His appointment is effective immediately, the company said in a statement today.
He replaces Kedar Deshpande, who had been Groupon’s CEO for just 15 months. Before Groupon, Deshpande was an exec at Zappos for more than a decade, and after he took the Groupon job, he continued to be based out of Las Vegas. He will stay on for 60 more days to help with the transition, the company said.
Senkypl is a co-founder of Pale Fire Capital, a PE firm based in Prague (and named after the Nabokov novel?). Most of Pale Fire’s investments are in businesses out of its home country and other parts of Europe. But it is also currently Groupon’s biggest shareholder — a role it has not held passively: The two businesses were embroiled in an activist fight last year that resulted in the firm getting two board seats at the company, one of which Senkypl holds.

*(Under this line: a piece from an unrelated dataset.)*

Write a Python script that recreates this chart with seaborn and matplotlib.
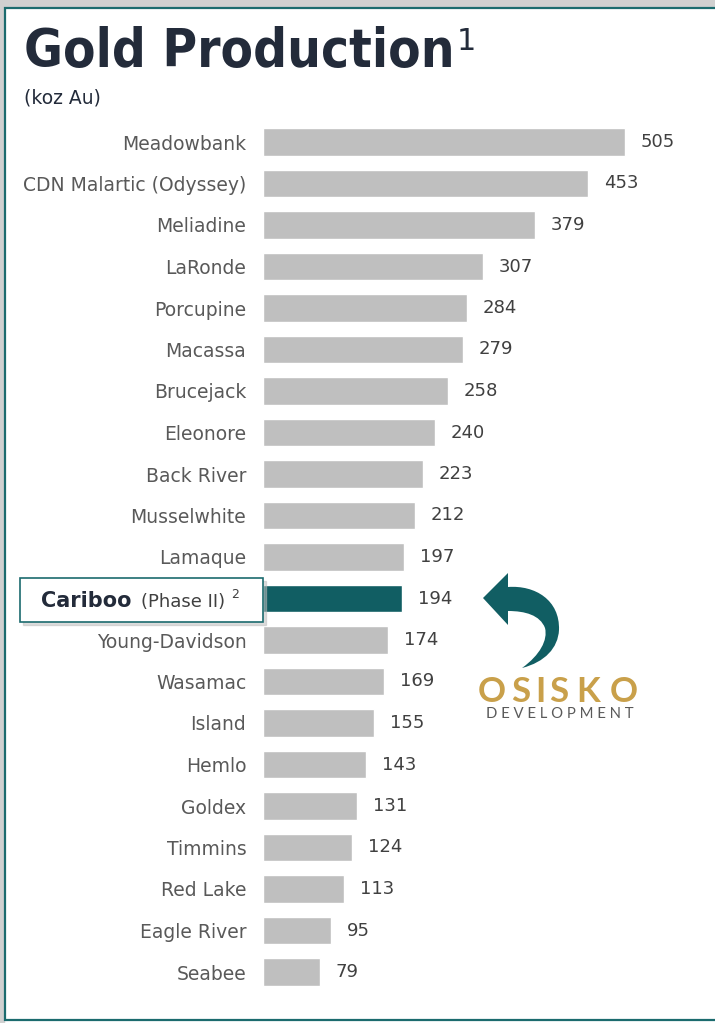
import numpy as np
import matplotlib
matplotlib.use("Agg")
import matplotlib.pyplot as plt
from matplotlib.patches import Rectangle, PathPatch
from matplotlib.path import Path
import seaborn as sns

# -------------------- data --------------------
mines = ["Meadowbank", "CDN Malartic (Odyssey)", "Meliadine", "LaRonde", "Porcupine",
         "Macassa", "Brucejack", "Eleonore", "Back River", "Musselwhite", "Lamaque",
         "Cariboo", "Young-Davidson", "Wasamac", "Island", "Hemlo", "Goldex",
         "Timmins", "Red Lake", "Eagle River", "Seabee"]
production = [505, 453, 379, 307, 284, 279, 258, 240, 223, 212, 197,
              194, 174, 169, 155, 143, 131, 124, 113, 95, 79]
highlight = "Cariboo"
# ---------------------------------------------

W, H = 715, 1023
GREY = "#BFBFBF"
TEAL = "#115E63"
NAVY = "#232B3A"

sns.set_theme(style="white")
plt.rcParams["font.family"] = ["DejaVu Sans"]

fig = plt.figure(figsize=(W / 100, H / 100), dpi=100)


def fx(x):
    return x / W


def fy(y):
    return 1 - y / H


# axes: bars start at x=263, centers from y=142 to y=972
ax = fig.add_axes([fx(263), fy(992.75), fx(700) - fx(263), fy(121.25) - fy(992.75)])
ax.patch.set_alpha(0)
colors = [TEAL if m == highlight else GREY for m in mines]
sns.barplot(x=production, y=mines, hue=mines, palette=colors, legend=False,
            width=0.67, saturation=1, ax=ax)
ax.set_xlim(0, 609.5)
ax.set_ylim(len(mines) - 0.5, -0.5)
ax.set_xlabel("")
ax.set_ylabel("")
ax.set_xticks([])
sns.despine(ax=ax, left=True, bottom=True)
ax.tick_params(axis="y", length=0, pad=12, labelsize=13.5, labelcolor="#595959")
ax.set_yticks(range(len(mines)))
ax.set_yticklabels(["" if m == highlight else m for m in mines])
for c in ax.containers:
    ax.bar_label(c, padding=11.5, fontsize=13, color="#404040")

# frame with shadow
fig.patches.append(Rectangle((0, fy(8)), 1, 1 - fy(8), transform=fig.transFigure,
                             color="#D0D0D0", zorder=-2))
fig.patches.append(Rectangle((0, 0), fx(4), 1, transform=fig.transFigure,
                             color="#D0D0D0", zorder=-2))
fig.patches.append(Rectangle((fx(5), fy(1020)), fx(730) - fx(5), fy(8) - fy(1020),
                             transform=fig.transFigure, facecolor="white",
                             edgecolor="#1B6B6E", lw=1.6, zorder=-1))

# title
fig.text(fx(24), fy(67), "Gold Production", fontsize=38, fontweight="bold",
         color=NAVY, fontstretch="condensed", va="baseline")
fig.text(fx(457), fy(50), "1", fontsize=22, color=NAVY, va="baseline")
fig.text(fx(24), fy(103), "(koz Au)", fontsize=13.5, color=NAVY, va="baseline")

# highlighted label box
fig.patches.append(Rectangle((fx(23), fy(625)), fx(263) - fx(20), fy(578) - fy(622),
                             transform=fig.transFigure, color="#BBBBBB", alpha=0.5,
                             zorder=1))
fig.patches.append(Rectangle((fx(20), fy(622)), fx(263) - fx(20), fy(578) - fy(622),
                             transform=fig.transFigure, facecolor="white",
                             edgecolor="#1B6B6E", lw=1.2, zorder=2))
fig.text(fx(41), fy(607), "Cariboo", fontsize=15, fontweight="bold", color=NAVY,
         va="baseline", zorder=3)
fig.text(fx(141), fy(607), "(Phase II)", fontsize=13, color="#404040",
         va="baseline", zorder=3)
fig.text(fx(231), fy(598), "2", fontsize=9, color="#404040", va="baseline", zorder=3)

# curved arrow (decoration)
pts = [(483, 598), (508, 573), (508, 587),
       (535, 585), (560, 600), (559, 630),
       (558, 648), (545, 662), (522, 668),
       (540, 655), (548, 640), (545, 628),
       (540, 615), (525, 611), (508, 611),
       (508, 625), (483, 598)]
codes = [Path.MOVETO, Path.LINETO, Path.LINETO,
         Path.CURVE4, Path.CURVE4, Path.CURVE4,
         Path.CURVE4, Path.CURVE4, Path.CURVE4,
         Path.CURVE4, Path.CURVE4, Path.CURVE4,
         Path.CURVE4, Path.CURVE4, Path.CURVE4,
         Path.LINETO, Path.CLOSEPOLY]
path = Path([(fx(x), fy(y)) for x, y in pts], codes)
fig.patches.append(PathPatch(path, transform=fig.transFigure, facecolor=TEAL,
                             edgecolor="none", zorder=2))

# logo text, spaced letter by letter
for ch, cx in zip("OSISKO", [492, 521, 540, 559, 588, 624]):
    fig.text(fx(cx), fy(702), ch, fontsize=25, color="#C9A04A", ha="center",
             va="baseline", family="Lato", fontweight="bold")
fig.text(fx(560), fy(718), "D E V E L O P M E N T", fontsize=10.7, color="#5A5A5A",
         ha="center", va="baseline", family="Lato")

fig.savefig("out.png", dpi=100)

“Since he joined the Board, Dusan has been very engaged as a director, providing important oversight on Groupon’s strategy and strengths and helping the company identify areas in need of improvement,” noted Ted Leonsis, Groupon’s chairman, in an upbeat take on the news.
Indeed. In November, Pale Fire announced that it was helping Groupon rebuild its whole technology team, starting with the appointment of a new CTO from one of its other portfolio companies.
The company has also been doing some other fairly intense restructuring, with its position not helped by the wider pressures on the technology sector and the economy overall: across two tranches in August 2022 and January 2023, it laid off around 1,000 employees, or roughly 30% of its workforce.
Groupon specifically has faced a host of challenges over the years. The very concept of group buying is structured on the concept of hype, which may have been a fateful, less-than-promising starting point. Even early on, and despite the predictions of it being a threat to Google and Amazon, others debated whether it could rightly be considered a “tech” company. But beyond this, Groupon — despite making more than 40 acquisitions, including a host of clones across international markets, plus a number of interesting e-commerce and fintech businesses — failed to find other hooks to diversify itself.
Meanwhile, a key marketing route for the company — email — died a small death when Google changed how subscription emails were categorized (and could be more easily ignored). And of course, dozens of other platforms and innovations have emerged targeting customers who are looking to buy the kind of experiences and services that companies like Groupon sell.
Senkypl and Groupon have a tall order ahead of them to turn all this around. But the new CEO believes that there is still an opportunity to fix what isn’t working.
“I have a deep appreciation for the dedication that has gone into building this company and am honored to guide Groupon through its transformation and turnaround,” Senkypl said in a statement. “With unique local inventory, over 14 million active local customers and millions of visitor sessions per month, Groupon has valuable assets capable of fueling significant growth when paired with operational excellence. I am excited to build on that foundation to further scale the company’s marketplace and drive increased value for all stakeholders. I have built multiple businesses from the ground up that operated at scale with hundreds of millions of users, and I believe I know what we need to do at Groupon to take the company to the next level.”
For some context on those numbers: 14 million might sound like a big number, but recall that when the company first filed to go public back in 2011, it said it had more than 83 million registered subscribers, with around 15.8 million of them having purchased Groupon deals. There is a lot of work to do, in other words, to get people to care about Groupon again.